Ein klärendes Gespräch zwischen den Verantwortlichen des Auftraggebers für das Seminar und des Hotels konnte zum Glück alle Probleme beseitigen. Vielleicht hätte man aber auch nur den offiziellen Weg gehen müssen: Wenn man vorher eine Genehmigung bei einem bestimmten Ministerium beantragt, dass man eine gemischte Gruppe in einem Raum gemeinsam unterrichten wolle, dann wird das völlig unkompliziert genehmigt. Man hat dann den guten Sitten genügt.

Die Teilnehmer sehen das Problem völlig anders. Sie könnten selbst dafür sorgen, dass die Frauen korrekt behandelt werden, sagten mir die Männer. Schließlich sei das alles nur eine Frage der Höflichkeit und der Erziehung.

Ich sehe das nicht anders. Aber ich habe die Meinung des Mannes nicht weiter kommentiert. Ist es doch eine durchaus aufgeklärte, vielleicht auch westliche Idee, dass Menschen ganz allein und für sich selbst Maßstäbe für korrektes Verhalten in sich tragen und verwirklichen können. Sie brauchen dazu keine Anleitung von außen und schon gar keine Kontrolle oder Vorschriften, keine Sittenpolizei und keine Aufpasser.

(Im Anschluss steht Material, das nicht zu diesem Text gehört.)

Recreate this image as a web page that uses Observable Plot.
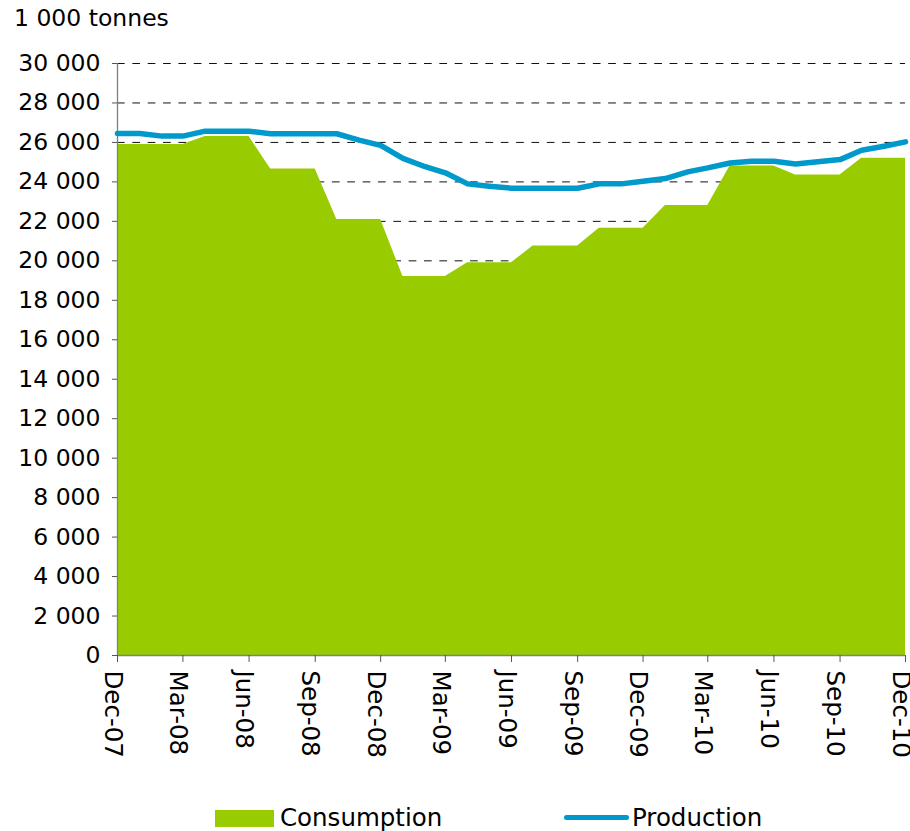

Die jungen Menschen in Saudi-Arabien sind offen, der Welt zugewandt, technikverliebt, traditionsbewusst, eigenständig, gebildet und sehr oft reiselustig. Sie kennen andere Länder und deren Sitten und träumen nicht selten davon, in Europa oder Kanada zu arbeiten.

Wenn Saudi-Arabien diese Generation nicht verlieren will, wird es über eine gewisse Öffnung nachdenken müssen. König Abdullah scheint das zu wissen und umzusetzen. Sicherlich nicht zufällig hat er letztes Jahr in Riyadh die größte Universität für Frauen eröffnet und Universitäten an der Westküste gegründet, die koedukativ ausbilden.

Und nicht zuletzt sind es die Frauen selbst, die in kleinen, aber stetigen Schritten die gesellschaftlichen Grenzen ausloten und erweitern. Nicht nur zur Freude der Männer, die es sich mit ihrer Dominanz ziemlich bequem eingerichtet haben.